Recorded information:
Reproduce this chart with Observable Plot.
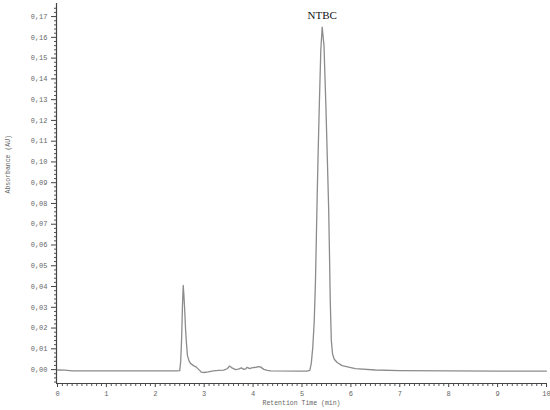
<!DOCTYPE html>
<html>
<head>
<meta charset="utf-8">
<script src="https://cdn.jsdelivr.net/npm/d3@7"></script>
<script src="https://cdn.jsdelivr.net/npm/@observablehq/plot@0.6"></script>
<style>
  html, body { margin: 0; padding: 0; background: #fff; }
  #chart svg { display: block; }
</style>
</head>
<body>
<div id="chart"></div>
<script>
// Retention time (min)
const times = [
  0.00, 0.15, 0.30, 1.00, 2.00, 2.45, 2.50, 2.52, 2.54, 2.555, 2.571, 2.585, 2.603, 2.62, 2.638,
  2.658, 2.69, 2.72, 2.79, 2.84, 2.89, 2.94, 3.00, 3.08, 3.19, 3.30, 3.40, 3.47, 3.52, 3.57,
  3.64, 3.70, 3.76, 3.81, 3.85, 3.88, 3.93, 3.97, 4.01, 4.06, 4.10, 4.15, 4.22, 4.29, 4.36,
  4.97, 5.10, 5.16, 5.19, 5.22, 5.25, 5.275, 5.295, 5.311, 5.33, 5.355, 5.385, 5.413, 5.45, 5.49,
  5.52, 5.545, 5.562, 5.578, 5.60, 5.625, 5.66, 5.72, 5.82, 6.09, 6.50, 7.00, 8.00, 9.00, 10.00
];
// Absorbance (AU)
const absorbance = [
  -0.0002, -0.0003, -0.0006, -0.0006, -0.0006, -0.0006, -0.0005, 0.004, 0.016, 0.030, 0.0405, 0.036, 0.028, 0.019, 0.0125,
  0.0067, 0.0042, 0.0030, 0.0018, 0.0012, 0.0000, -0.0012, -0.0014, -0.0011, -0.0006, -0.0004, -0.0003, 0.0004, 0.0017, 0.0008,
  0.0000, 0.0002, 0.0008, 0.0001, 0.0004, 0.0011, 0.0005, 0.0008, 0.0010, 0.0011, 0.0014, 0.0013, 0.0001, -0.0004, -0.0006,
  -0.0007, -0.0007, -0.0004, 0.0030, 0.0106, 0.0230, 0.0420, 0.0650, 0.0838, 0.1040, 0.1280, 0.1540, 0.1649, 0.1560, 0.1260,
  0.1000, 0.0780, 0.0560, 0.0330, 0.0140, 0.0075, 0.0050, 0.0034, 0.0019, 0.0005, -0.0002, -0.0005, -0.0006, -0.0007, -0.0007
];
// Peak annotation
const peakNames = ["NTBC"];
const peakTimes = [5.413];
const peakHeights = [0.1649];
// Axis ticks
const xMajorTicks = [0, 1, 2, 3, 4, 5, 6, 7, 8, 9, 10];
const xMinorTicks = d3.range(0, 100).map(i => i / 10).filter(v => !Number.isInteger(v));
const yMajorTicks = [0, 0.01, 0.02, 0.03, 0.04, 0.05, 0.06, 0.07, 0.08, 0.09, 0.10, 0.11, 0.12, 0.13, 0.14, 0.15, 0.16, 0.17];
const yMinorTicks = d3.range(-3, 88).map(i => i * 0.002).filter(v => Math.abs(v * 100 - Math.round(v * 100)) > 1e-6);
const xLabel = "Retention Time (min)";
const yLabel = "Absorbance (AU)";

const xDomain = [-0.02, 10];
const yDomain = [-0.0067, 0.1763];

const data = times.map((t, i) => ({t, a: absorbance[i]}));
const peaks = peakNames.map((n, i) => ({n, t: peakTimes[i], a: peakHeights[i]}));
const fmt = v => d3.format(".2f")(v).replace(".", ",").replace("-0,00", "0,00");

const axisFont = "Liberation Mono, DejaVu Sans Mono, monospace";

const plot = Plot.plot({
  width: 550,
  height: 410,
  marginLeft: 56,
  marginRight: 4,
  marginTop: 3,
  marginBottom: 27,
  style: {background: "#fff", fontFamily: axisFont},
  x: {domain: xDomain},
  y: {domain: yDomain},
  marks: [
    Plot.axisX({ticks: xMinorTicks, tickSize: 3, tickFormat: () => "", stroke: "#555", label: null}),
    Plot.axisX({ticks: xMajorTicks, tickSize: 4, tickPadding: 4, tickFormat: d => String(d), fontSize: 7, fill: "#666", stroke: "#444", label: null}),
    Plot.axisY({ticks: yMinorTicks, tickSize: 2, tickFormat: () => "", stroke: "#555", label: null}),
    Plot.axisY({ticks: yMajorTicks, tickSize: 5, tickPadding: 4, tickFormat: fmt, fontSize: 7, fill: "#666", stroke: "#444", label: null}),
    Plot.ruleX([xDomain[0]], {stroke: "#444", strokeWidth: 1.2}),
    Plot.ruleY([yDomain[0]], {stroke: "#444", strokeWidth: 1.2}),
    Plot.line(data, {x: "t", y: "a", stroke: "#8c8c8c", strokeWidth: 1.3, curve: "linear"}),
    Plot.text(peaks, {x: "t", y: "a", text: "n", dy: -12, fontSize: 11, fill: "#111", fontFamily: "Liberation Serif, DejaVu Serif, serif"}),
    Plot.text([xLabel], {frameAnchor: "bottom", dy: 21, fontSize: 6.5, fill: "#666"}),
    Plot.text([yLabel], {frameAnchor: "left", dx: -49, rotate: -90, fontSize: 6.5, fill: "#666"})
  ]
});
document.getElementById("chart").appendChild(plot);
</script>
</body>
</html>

What is being asked: Copy out all the data exactly; skip the pictures.

Full response:
Reproduce this chart with Observable Plot.
<!DOCTYPE html>
<html>
<head>
<meta charset="utf-8">
<script src="https://cdn.jsdelivr.net/npm/d3@7"></script>
<script src="https://cdn.jsdelivr.net/npm/@observablehq/plot@0.6"></script>
<style>
  html, body { margin: 0; padding: 0; background: #fff; }
  #chart svg { display: block; }
</style>
</head>
<body>
<div id="chart"></div>
<script>
// Retention time (min)
const times = [
  0.00, 0.15, 0.30, 1.00, 2.00, 2.45, 2.50, 2.52, 2.54, 2.555, 2.571, 2.585, 2.603, 2.62, 2.638,
  2.658, 2.69, 2.72, 2.79, 2.84, 2.89, 2.94, 3.00, 3.08, 3.19, 3.30, 3.40, 3.47, 3.52, 3.57,
  3.64, 3.70, 3.76, 3.81, 3.85, 3.88, 3.93, 3.97, 4.01, 4.06, 4.10, 4.15, 4.22, 4.29, 4.36,
  4.97, 5.10, 5.16, 5.19, 5.22, 5.25, 5.275, 5.295, 5.311, 5.33, 5.355, 5.385, 5.413, 5.45, 5.49,
  5.52, 5.545, 5.562, 5.578, 5.60, 5.625, 5.66, 5.72, 5.82, 6.09, 6.50, 7.00, 8.00, 9.00, 10.00
];
// Absorbance (AU)
const absorbance = [
  -0.0002, -0.0003, -0.0006, -0.0006, -0.0006, -0.0006, -0.0005, 0.004, 0.016, 0.030, 0.0405, 0.036, 0.028, 0.019, 0.0125,
  0.0067, 0.0042, 0.0030, 0.0018, 0.0012, 0.0000, -0.0012, -0.0014, -0.0011, -0.0006, -0.0004, -0.0003, 0.0004, 0.0017, 0.0008,
  0.0000, 0.0002, 0.0008, 0.0001, 0.0004, 0.0011, 0.0005, 0.0008, 0.0010, 0.0011, 0.0014, 0.0013, 0.0001, -0.0004, -0.0006,
  -0.0007, -0.0007, -0.0004, 0.0030, 0.0106, 0.0230, 0.0420, 0.0650, 0.0838, 0.1040, 0.1280, 0.1540, 0.1649, 0.1560, 0.1260,
  0.1000, 0.0780, 0.0560, 0.0330, 0.0140, 0.0075, 0.0050, 0.0034, 0.0019, 0.0005, -0.0002, -0.0005, -0.0006, -0.0007, -0.0007
];
// Peak annotation
const peakNames = ["NTBC"];
const peakTimes = [5.413];
const peakHeights = [0.1649];
// Axis ticks
const xMajorTicks = [0, 1, 2, 3, 4, 5, 6, 7, 8, 9, 10];
const xMinorTicks = d3.range(0, 100).map(i => i / 10).filter(v => !Number.isInteger(v));
const yMajorTicks = [0, 0.01, 0.02, 0.03, 0.04, 0.05, 0.06, 0.07, 0.08, 0.09, 0.10, 0.11, 0.12, 0.13, 0.14, 0.15, 0.16, 0.17];
const yMinorTicks = d3.range(-3, 88).map(i => i * 0.002).filter(v => Math.abs(v * 100 - Math.round(v * 100)) > 1e-6);
const xLabel = "Retention Time (min)";
const yLabel = "Absorbance (AU)";

const xDomain = [-0.02, 10];
const yDomain = [-0.0067, 0.1763];

const data = times.map((t, i) => ({t, a: absorbance[i]}));
const peaks = peakNames.map((n, i) => ({n, t: peakTimes[i], a: peakHeights[i]}));
const fmt = v => d3.format(".2f")(v).replace(".", ",").replace("-0,00", "0,00");

const axisFont = "Liberation Mono, DejaVu Sans Mono, monospace";

const plot = Plot.plot({
  width: 550,
  height: 410,
  marginLeft: 56,
  marginRight: 4,
  marginTop: 3,
  marginBottom: 27,
  style: {background: "#fff", fontFamily: axisFont},
  x: {domain: xDomain},
  y: {domain: yDomain},
  marks: [
    Plot.axisX({ticks: xMinorTicks, tickSize: 3, tickFormat: () => "", stroke: "#555", label: null}),
    Plot.axisX({ticks: xMajorTicks, tickSize: 4, tickPadding: 4, tickFormat: d => String(d), fontSize: 7, fill: "#666", stroke: "#444", label: null}),
    Plot.axisY({ticks: yMinorTicks, tickSize: 2, tickFormat: () => "", stroke: "#555", label: null}),
    Plot.axisY({ticks: yMajorTicks, tickSize: 5, tickPadding: 4, tickFormat: fmt, fontSize: 7, fill: "#666", stroke: "#444", label: null}),
    Plot.ruleX([xDomain[0]], {stroke: "#444", strokeWidth: 1.2}),
    Plot.ruleY([yDomain[0]], {stroke: "#444", strokeWidth: 1.2}),
    Plot.line(data, {x: "t", y: "a", stroke: "#8c8c8c", strokeWidth: 1.3, curve: "linear"}),
    Plot.text(peaks, {x: "t", y: "a", text: "n", dy: -12, fontSize: 11, fill: "#111", fontFamily: "Liberation Serif, DejaVu Serif, serif"}),
    Plot.text([xLabel], {frameAnchor: "bottom", dy: 21, fontSize: 6.5, fill: "#666"}),
    Plot.text([yLabel], {frameAnchor: "left", dx: -49, rotate: -90, fontSize: 6.5, fill: "#666"})
  ]
});
document.getElementById("chart").appendChild(plot);
</script>
</body>
</html>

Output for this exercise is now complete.